I originally made the case to people that there was no way id was putting advertising billboards in the actual levels that will ship with Quake Live.

"It's an economics of eyeballs," I said. Advertising rates are set based on how many eyes will see the ad in question. This is why Superbowl ads cost millions and Burma-Shave is out of business. So what part of the game do you spend the most time staring at? Maybe the architecture if it's a sweem custom map and it's the first time you've loaded it but beyond that you're playing the game. It's the last thing you're focusing on. The menus, however, offer advertisers more freedom and a more attentive set of viewers, and loading delays offer a completely captive audience. This is the path EA took with Battlefield Heroes and if there's anything they know how to do, it's make money.

I had really been watching Quake Live closely (although I didn't get invited to the beta ... I wonder why?) waiting for information on custom map support, quietly planning a new way to further delay the myriad of existing projects I'm busy not finishing by creating special-edition-style revisits of all my old maps. Coriolis Storm with more pitched gameplay and a more interesting vertical layout, LDBST not so silly looking, etc etc, and everything with q3map2-enabled static mesh awesomeness.

Then Carmack revealed in his Quakecon keynote that yes, the ads are in fact going to be in the levels, he thinks they look great because of Quake Arena's e-sports-tournament chic, and that they look so great that even if you pay for the gold-pressed latinum whatever edition the ads won't go away because it would make the game and the menus look "empty."

Really? Have game menus looked empty and boring up until now? Should we be thanking IGN's marketing squad for rescuing us from the dark age of actual graphic design?

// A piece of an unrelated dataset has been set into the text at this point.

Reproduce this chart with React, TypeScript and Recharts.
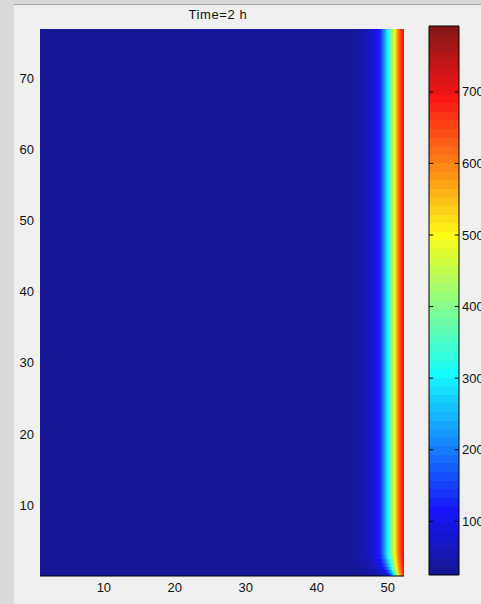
import React from 'react';
import { ComposedChart, XAxis, YAxis, ReferenceArea, ReferenceLine } from 'recharts';

const FONT = '"Liberation Sans", Arial, sans-serif';

// axis ticks
const xTicks = [10, 20, 30, 40, 50];
const yTicks = [10, 20, 30, 40, 50, 60, 70];
const barTicks = [100, 200, 300, 400, 500, 600, 700];

// colour limits of the colorbar
const cMin = 25;
const cMax = 792;

const xSamples = [1, 44, 45, 46, 47, 48, 48.5, 49, 49.5, 50, 50.5, 51, 51.5, 52.3];

// row bands (y ranges) — the bottom rows bend towards the corner
const rowBands = [
  [3, 77],
  [2.4, 3],
  [1.8, 2.4],
  [1.3, 1.8],
  [0.8, 1.3],
  [0.4, 0.8],
  [0, 0.4],
];

// temperature along x for each band
const tempMain = [25, 26, 28, 35, 50, 78, 100, 130, 215, 300, 390, 500, 610, 725];
const tempRow6 = [25, 26, 27, 34, 48, 74, 95, 124, 200, 285, 380, 492, 605, 722];
const tempRow5 = [25, 26, 27, 32, 44, 66, 85, 110, 175, 258, 355, 475, 595, 720];
const tempRow4 = [25, 25, 26, 30, 40, 58, 74, 96, 148, 228, 328, 455, 585, 716];
const tempRow3 = [24, 25, 25, 29, 36, 50, 62, 80, 120, 190, 290, 425, 570, 712];
const tempRow2 = [24, 25, 25, 27, 32, 43, 52, 66, 95, 150, 245, 385, 550, 708];
const tempRow1 = [24, 24, 25, 26, 29, 36, 42, 52, 72, 110, 190, 330, 520, 700];
const rowTemps = [tempMain, tempRow6, tempRow5, tempRow4, tempRow3, tempRow2, tempRow1];

const clamp = (v: number) => Math.max(0, Math.min(1, v));
// matlab jet, slightly washed like the screenshot
function jet(t: number) {
  const r = clamp(1.5 - Math.abs(4 * t - 3));
  const g = clamp(1.5 - Math.abs(4 * t - 2));
  const b = clamp(1.5 - Math.abs(4 * t - 1));
  const ch = (c: number) => Math.round(22 + c * 0.9 * 255);
  return `rgb(${ch(r)},${ch(g)},${ch(b)})`;
}
const tempColor = (v: number) => jet(1 / 64 + clamp((v - cMin) / (cMax - cMin)) * 63 / 64);
const levelColor = (k: number) => jet((k + 1) / 64);

const levels = Array.from({ length: 64 }, (_, k) => ({
  k,
  y1: cMin + (k * (cMax - cMin)) / 64,
  y2: cMin + ((k + 1) * (cMax - cMin)) / 64,
}));

const tickStyle = { fill: '#111', fontSize: 13, fontFamily: FONT };

function Gradients() {
  return (
    <svg width={0} height={0} style={{ position: 'absolute' }}>
      <defs>
        {rowTemps.map((temps, r) =>
          xSamples.slice(0, -1).map((_, i) => (
            <linearGradient key={`${r}-${i}`} id={`hm-${r}-${i}`} x1="0" y1="0" x2="1" y2="0">
              {[0, 1, 2, 3, 4, 5, 6].map((j) => (
                <stop
                  key={j}
                  offset={j / 6}
                  stopColor={tempColor(temps[i] + ((temps[i + 1] - temps[i]) * j) / 6)}
                />
              ))}
            </linearGradient>
          ))
        )}
      </defs>
    </svg>
  );
}

export default function App() {
  return (
    <div
      style={{
        position: 'fixed',
        left: 0,
        top: 0,
        width: 481,
        height: 604,
        overflow: 'hidden',
        background: '#f0f0f0',
      }}
    >
      <svg width={481} height={604} style={{ position: 'absolute', left: 0, top: 0 }}>
        <rect x={0} y={0} width={481} height={4} fill="#d9d9d9" />
        <rect x={0} y={0} width={14} height={604} fill="#d9d9d9" />
        <line x1={14} x2={481} y1={4.5} y2={4.5} stroke="#a3a3a3" />
        <text x={218} y={19} textAnchor="middle" fontSize={13} fontFamily={FONT} fill="#111" letterSpacing={0.6}>
          Time=2 h
        </text>
      </svg>
      <Gradients />

      <div style={{ position: 'absolute', left: 0, top: 0 }}>
        <ComposedChart width={420} height={604} margin={{ top: 29, right: 16, bottom: 0, left: 0 }}>
          <XAxis
            type="number"
            dataKey="x"
            domain={[1, 52.3]}
            ticks={xTicks}
            allowDataOverflow
            height={28}
            tickLine={false}
            tickSize={0}
            tickMargin={7}
            axisLine={false}
            tick={tickStyle}
          />
          <YAxis
            type="number"
            domain={[0, 77]}
            ticks={yTicks}
            allowDataOverflow
            width={40}
            tickLine={false}
            tickSize={0}
            tickMargin={6}
            axisLine={false}
            tick={tickStyle}
          />
          {rowBands.map(([y1, y2], r) =>
            xSamples.slice(0, -1).map((x1, i) => (
              <ReferenceArea
                key={`${r}-${i}`}
                x1={x1}
                x2={xSamples[i + 1]}
                y1={y1}
                y2={y2}
                fill={`url(#hm-${r}-${i})`}
                fillOpacity={1}
                stroke="none"
                shapeRendering="crispEdges"
              />
            ))
          )}
          <ReferenceLine y={0} stroke="#000" />
        </ComposedChart>
      </div>

      <div style={{ position: 'absolute', left: 0, top: 0 }}>
        <ComposedChart width={481} height={604} margin={{ top: 26, right: 0, bottom: 29, left: 429 }}>
          <XAxis
            type="number"
            dataKey="x"
            domain={[0, 1]}
            allowDataOverflow
            height={0}
            tick={false}
            tickLine={false}
            axisLine={false}
          />
          <YAxis
            type="number"
            orientation="right"
            domain={[cMin, cMax]}
            ticks={barTicks}
            allowDataOverflow
            width={22}
            tickLine={false}
            tickSize={0}
            tickMargin={3}
            axisLine={false}
            tick={tickStyle}
          />
          {levels.map((lv) => (
            <ReferenceArea
              key={lv.k}
              x1={0}
              x2={1}
              y1={lv.y1}
              y2={lv.y2}
              fill={levelColor(lv.k)}
              fillOpacity={1}
              stroke="none"
              shapeRendering="crispEdges"
            />
          ))}
          {barTicks.map((v) => (
            <ReferenceArea
              key={`l${v}`}
              x1={0}
              x2={0.14}
              y1={v - 0.7}
              y2={v + 0.7}
              fill="#000"
              fillOpacity={1}
              stroke="none"
            />
          ))}
          {barTicks.map((v) => (
            <ReferenceArea
              key={`r${v}`}
              x1={0.86}
              x2={1}
              y1={v - 0.7}
              y2={v + 0.7}
              fill="#000"
              fillOpacity={1}
              stroke="none"
            />
          ))}
          <ReferenceArea x1={0} x2={1} y1={cMin} y2={cMax} fill="none" fillOpacity={0} stroke="#000" />
        </ComposedChart>
      </div>
    </div>
  );
}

Does this website look vacuous and hollow without reserving strobing, doublewide panels for esurance.com to pester the hell out of you?

Aside from my crotchety-old-man, Calvin-and-Hobbes'-dad style distaste for the degree to which my generation is bombarded from all sides with advertising already, I don't think at this point I'll be doing anything for Quake Live at all anymore. The common thread with all my maps is that they do not play at all to that e-sports-tournament chic, instead cultivating a more fantastic atmosphere that's still appropriate to deathmatch in its own player-as-roleplayer way. They don't look like stadiums that have audiences, they look like eerie places - in short, they wish they were single player maps - and I cannot visualize advertisements in them at all. (Lun3DM2 maybe, but I also never liked that theme.)

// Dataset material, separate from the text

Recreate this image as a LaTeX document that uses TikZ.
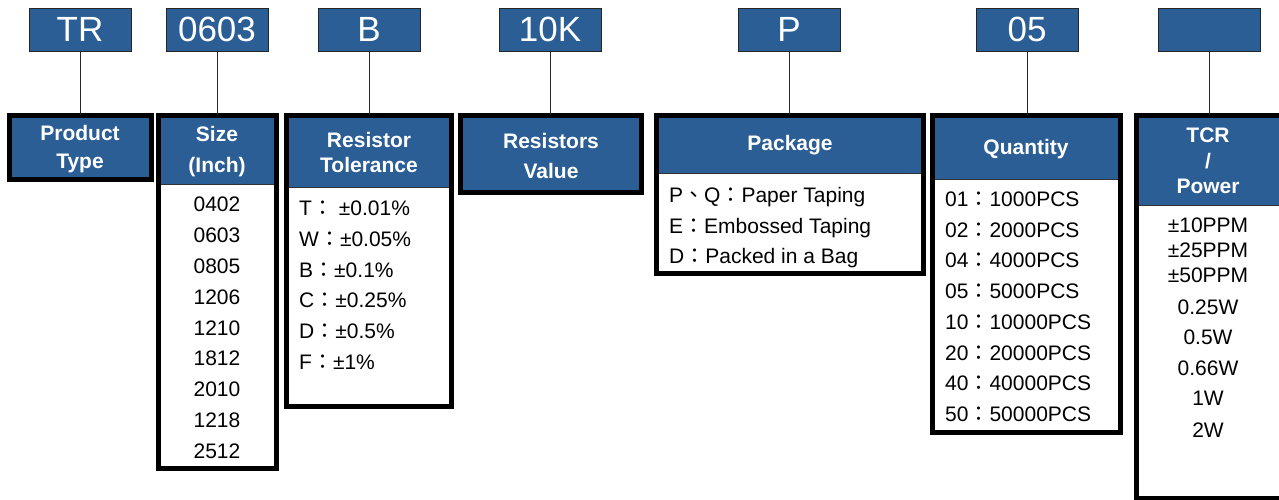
\documentclass[tikz,border=0pt]{standalone}
\usepackage{fontspec}
\setmainfont{Liberation Sans}
\newfontfamily\cjk{Noto Sans CJK TC}
\definecolor{hdrblue}{RGB}{44,94,150}
\newcommand\fwc{{\cjk ：}}
\newcommand\fwd{{\cjk 、}}
\begin{document}
\begin{tikzpicture}[x=1pt,y=-1pt,
 code/.style={draw=black!85, line width=0.8pt, fill=hdrblue, text=white, minimum width=102pt, minimum height=43pt, inner sep=0pt, outer sep=0pt, font=\fontsize{35}{40}\selectfont},
 frame/.style={draw=black, line width=5pt, inner sep=0pt, outer sep=0pt},
 hdr/.style={fill=hdrblue, inner sep=0pt, outer sep=0pt, anchor=north west},
 sep/.style={draw=black!80, line width=1pt},
 htxt/.style={text=white, align=center, inner sep=0pt},
 item/.style={anchor=west, text height=15pt, text depth=0pt, font=\fontsize{21}{25}\selectfont, inner sep=0pt},
 citem/.style={text height=15pt, text depth=0pt, font=\fontsize{21}{25}\selectfont, inner sep=0pt},
 link/.style={draw=black!85, line width=0.8pt}]
\useasboundingbox (0,0) rectangle (1279,500);

% top code boxes
\node[code] (tr)   at (80,29.5)   {TR};
\node[code] (sz)   at (217,29.5)  {0603};
\node[code] (tol)  at (369,29.5)  {B};
\node[code] (val)  at (550,29.5)  {10K};
\node[code] (pkg)  at (789,29.5)  {P};
\node[code] (qty)  at (1027,29.5) {05};
\node[code] (tcr)  at (1209,29.5) {};

% header fills
\node[hdr, minimum width=147pt, minimum height=69pt] (pth) at (7,113) {};
\node[hdr, minimum width=123pt, minimum height=71pt] (szh) at (156,113) {};
\node[hdr, minimum width=170pt, minimum height=74pt] (tolh) at (284,113) {};
\node[hdr, minimum width=186pt, minimum height=82pt] (valh) at (458,113) {};
\node[hdr, minimum width=272pt, minimum height=60pt] (pkgh) at (654,113) {};
\node[hdr, minimum width=193pt, minimum height=66pt] (qtyh) at (930,113) {};
\node[hdr, minimum width=150pt, minimum height=92pt] (tcrh) at (1134,113) {};

% separators
\draw[sep] (szh.south west) -- (szh.south east);
\draw[sep] (tolh.south west) -- (tolh.south east);
\draw[sep] (pkgh.south west) -- (pkgh.south east);
\draw[sep] (qtyh.south west) -- (qtyh.south east);
\draw[sep] (tcrh.south west) -- (tcrh.south east);

% frames
\node[frame, minimum width=142pt, minimum height=64pt]  (ptf)  at (80.5,147.5) {};
\node[frame, minimum width=118pt, minimum height=353pt] (szf)  at (217.5,292) {};
\node[frame, minimum width=165pt, minimum height=291pt] (tolf) at (369,261) {};
\node[frame, minimum width=181pt, minimum height=77pt]  (valf) at (551,154) {};
\node[frame, minimum width=267pt, minimum height=158pt] (pkgf) at (790,194.5) {};
\node[frame, minimum width=188pt, minimum height=317pt] (qtyf) at (1026.5,274) {};
\node[frame, minimum width=145pt, minimum height=383pt] (tcrf) at (1209,307) {};

% connectors
\draw[link] (tr.south)  -- (tr.south |- ptf.north);
\draw[link] (sz.south)  -- (sz.south |- szf.north);
\draw[link] (tol.south) -- (tol.south |- tolf.north);
\draw[link] (val.south) -- (val.south |- valf.north);
\draw[link] (pkg.south) -- (pkg.south |- pkgf.north);
\draw[link] (qty.south) -- (qty.south |- qtyf.north);
\draw[link] (tcr.south) -- (tcr.south |- tcrf.north);

% header texts
\node[htxt, font=\bfseries\fontsize{21}{28}\selectfont] (ptt) at (80,149) {Product\\Type};
\node[htxt, font=\bfseries\fontsize{21}{31}\selectfont] (szt) at (217,151.5) {Size\\(Inch)};
\node[htxt, font=\bfseries\fontsize{21}{25}\selectfont] (tolt) at (369,152.5) {Resistor\\Tolerance};
\node[htxt, font=\bfseries\fontsize{21}{30}\selectfont] (valt) at (551,156) {Resistors\\Value};
\node[htxt, font=\bfseries\fontsize{21}{25}\selectfont] (pkgt) at (790,145) {Package};
\node[htxt, font=\bfseries\fontsize{21}{25}\selectfont] (qtyt) at (1026,149) {Quantity};
\node[htxt, font=\bfseries\fontsize{21}{25.5}\selectfont] (tcrt) at (1208,161) {TCR\\/\\Power};

% size items
\foreach \t [count=\i from 0] in {0402,0603,0805,1206,1210,1812,2010,1218,2512}
  \node[citem] (szi\i) at (217,204+\i*30.875) {\t};

% tolerance items
\node[item] (tol1) at (299,208) {T\fwc{} ±0.01\%};
\node[item] (tol2) at (299,239) {W\fwc±0.05\%};
\node[item] (tol3) at (299,270) {B\fwc±0.1\%};
\node[item] (tol4) at (299,300) {C\fwc±0.25\%};
\node[item] (tol5) at (299,331) {D\fwc±0.5\%};
\node[item] (tol6) at (299,362) {F\fwc±1\%};

% package items
\node[item] (pkg1) at (669,195) {P\fwd Q\fwc Paper Taping};
\node[item] (pkg2) at (669,226) {E\fwc Embossed Taping};
\node[item] (pkg3) at (669,256) {D\fwc Packed in a Bag};

% quantity items
\foreach \a/\b [count=\i from 0] in {01/1000,02/2000,04/4000,05/5000,10/10000,20/20000,40/40000,50/50000}
  \node[item] (qtyi\i) at (945,199+\i*30.7) {\a\fwc\b PCS};

% TCR / power items
\node[citem] (tcr1) at (1208,225) {±10PPM};
\node[citem] (tcr2) at (1208,250) {±25PPM};
\node[citem] (tcr3) at (1208,275) {±50PPM};
\node[citem] (tcr4) at (1208,307) {0.25W};
\node[citem] (tcr5) at (1208,337) {0.5W};
\node[citem] (tcr6) at (1208,368) {0.66W};
\node[citem] (tcr7) at (1208,398) {1W};
\node[citem] (tcr8) at (1208,430) {2W};
\end{tikzpicture}
\end{document}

However, I guess I did sorta just release the sources to all those maps. Meaning, if anyone really wanted to see the haunted, dusty corridors of Coriolis Storm spruced up with ads for Michael Bay movies and the Scion xB, there's really nothing I could do to stop them except wish really really hard into their inbox. Le sigh.

Kell said on Aug 15th, 2008 at 12:15pm:

I think in the last few months I may have exceeded you on the Cynical Old Bastard Scale, so I can only glance downwards and utter a mildly disdainful sigh at the youthful naivety that allowed you to feel even a glimmer of hope regarding Quake Live's "design."

Carmack is the man who had to be persuaded - by amongst others Paul Jaquay's teenage son - that the Q3 railgun should not cause splash damage.

He is the man who reckoned that BumpyShiney was the ideal direction to take the Q3 engine for the next generation of FPS, resulting in the detail-jizz encrusted anti-design-epic we both love to loathe.

He is not a designer, he is an engineer. An outstandingly dedicated and successful engineer, a point I have never had issue with. But he has never been a designer. I detected in the above mentioned keynote the first ever tectonically slow realisation by Carmack that this is the case. That in fact he may not be the best person to be calling the design shots. Too little, too late.